Penjelasan lebih singkat tentang Metode Pembelajaran Kooperatif Model Jigsaw untuk lebih cepat dipahami.

Jigsaw II merupakan adaptasi terbaik Jigsaw dari Elliot Aronson's (1978). Disini murid-murid bekerja berempat dalam satu tim yang heterogen sebagaimana dalam STAD dan TGT. Murid-murid disiapkan materi-materi yang tidak terlalu banyak, misalnya 1 chapter atau materi pendek yang lain untuk dibaca. Setiap anggota tim diupayakan untuk menjadi ahli dalam suatu aspek dari materi yang diberikan. Misalnya materi tentang Jakarta. Dalam hal ini satu siswa diupayakan untuk ahli dalam sejarahnya Jakarta, yang lain ahli dalam ekonominya, yang lain ahli dalam geografinya serta anggota tim yang lainnya ahli dalam bidang budayanya. Setelah siswa selesai membaca materinya, para ahli dari masing-masing bagian yang ada dalam tim-tim yang lain bergabung menjadi satu yang disebut dengan tim ahli. Mereka mulai membicarakan masing-masing topik tadi bersama anggota tim ahli tersebut. Sesudah mereka kembali lagi ke timnya. Semula, mereka ini yang mengajarkan pada anggota tim yang lain terhadap apa yang mereka baru saja dapatkan di tim ahli. Terakhir guru memberikan pertanyaan-pertanyaan tentang apa yang sudah mereka pelajari. Tahapan yang lainnya sama dengan yang di STAD.

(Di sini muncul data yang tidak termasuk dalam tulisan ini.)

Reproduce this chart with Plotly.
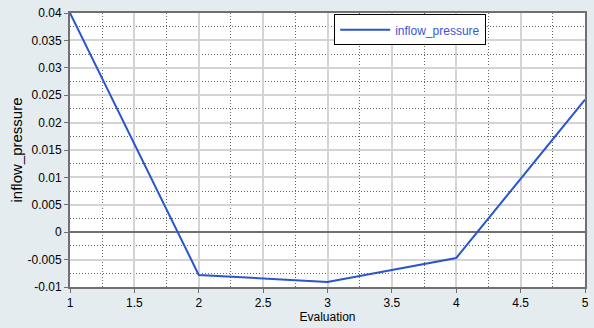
import plotly.graph_objects as go

evaluation = [1, 2, 3, 4, 5]
inflow_pressure = [0.04, -0.0078, -0.0091, -0.0047, 0.0242]
x_ticks = [1, 1.5, 2, 2.5, 3, 3.5, 4, 4.5, 5]
y_ticks = [-0.01, -0.005, 0, 0.005, 0.01, 0.015, 0.02, 0.025, 0.03, 0.035, 0.04]

fig = go.Figure()
fig.add_trace(go.Scatter(x=evaluation, y=inflow_pressure, mode="lines",
                         name="inflow_pressure",
                         line=dict(color="#2b55cc", width=2)))

font = "Liberation Sans, Arial, sans-serif"
fig.update_layout(
    width=594, height=328,
    margin=dict(l=70, r=5, t=13, b=41),
    paper_bgcolor="#e4ecef",
    plot_bgcolor="white",
    font=dict(family=font, size=12, color="black"),
    showlegend=True,
    legend=dict(x=0.513, y=0.995, xanchor="left", yanchor="top",
                bgcolor="white", bordercolor="black", borderwidth=1,
                font=dict(color="#3a55d8", size=12),
                itemwidth=50, tracegroupgap=0),
    xaxis=dict(range=[1, 5], tickvals=x_ticks,
               ticktext=[f"{v:g}" for v in x_ticks],
               showgrid=True, gridcolor="#d4d4d4", gridwidth=2,
               minor=dict(dtick=0.25, tick0=1, showgrid=True, gridcolor="#666666",
                          griddash="1px,2px", gridwidth=1),
               showline=True, linecolor="#707070", linewidth=2, mirror=True,
               ticks="outside", ticklen=4, tickcolor="#707070",
               zeroline=False,
               title=dict(text="Evaluation", font=dict(size=12), standoff=2)),
    yaxis=dict(range=[-0.01, 0.04], tickvals=y_ticks,
               ticktext=[f"{v:g}" for v in y_ticks],
               showgrid=True, gridcolor="#d4d4d4", gridwidth=2,
               minor=dict(dtick=0.0025, tick0=0, showgrid=True, gridcolor="#666666",
                          griddash="1px,2px", gridwidth=1),
               showline=True, linecolor="#707070", linewidth=2, mirror=True,
               ticks="outside", ticklen=4, tickcolor="#707070",
               zeroline=True, zerolinecolor="#707070", zerolinewidth=2,
               title=dict(text="inflow_pressure", font=dict(size=15), standoff=1)),
)
fig.write_html("out.html")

Ketiga model pembelajaran di atas yaitu STAD, TGT dan Jigsaw dapat digabungkan, seperti yang disampaikan oleh Slavin dan Karwek (1981) bahwa mereka menemukan kepercayaan diri yang lebih besar dengan menggunakan gabungan dari STAD, TGT, dan Jigsaw II, tapi bukan kepercayaan sosial.

Pengajaran menggunakan Jigsaw II dikembangkan oleh Elliot Aronson (Slavin, 1995: 122). Materi untuk Jigsaw II bisa sebagian dari buku, bisa cerita (sejarah), geografi, atau tex yang berupa narasi atau deskripsi. Murid-murid dikasi bahan-bahan dari satu topik bahasan yang sudah dibagi menjadi beberapa bagian yang lebih kecil untuk dibaca. Begitu pula masing-masing anggota tim memproleh bagian-bagian yang untuk dipelajari. Bila setiap orang sudah selesai membaca, murid dari tim yang lain yang mendapat pertanyaan yang sama atau masalah yang sama akan berkumpul menjadi group ahli. Untuk membicarakan topik yang didapatkan. Mereka mendapat waktu berdiskusi + 30 menit. Kemudian anggota tim ahli ini kembali ke timnya dan menjelaskan gambaran dari masalah yang di dalamnya terhadap anggota tim yang lain.

Kunci dari Jigsaw adalah setiap anggota tim kemampuannya dibantu atau tergantung dari anggota tim yang lain untuk dapat menjawab pertanyaan-pertanyaan atau tes akhir yang diberikan guru.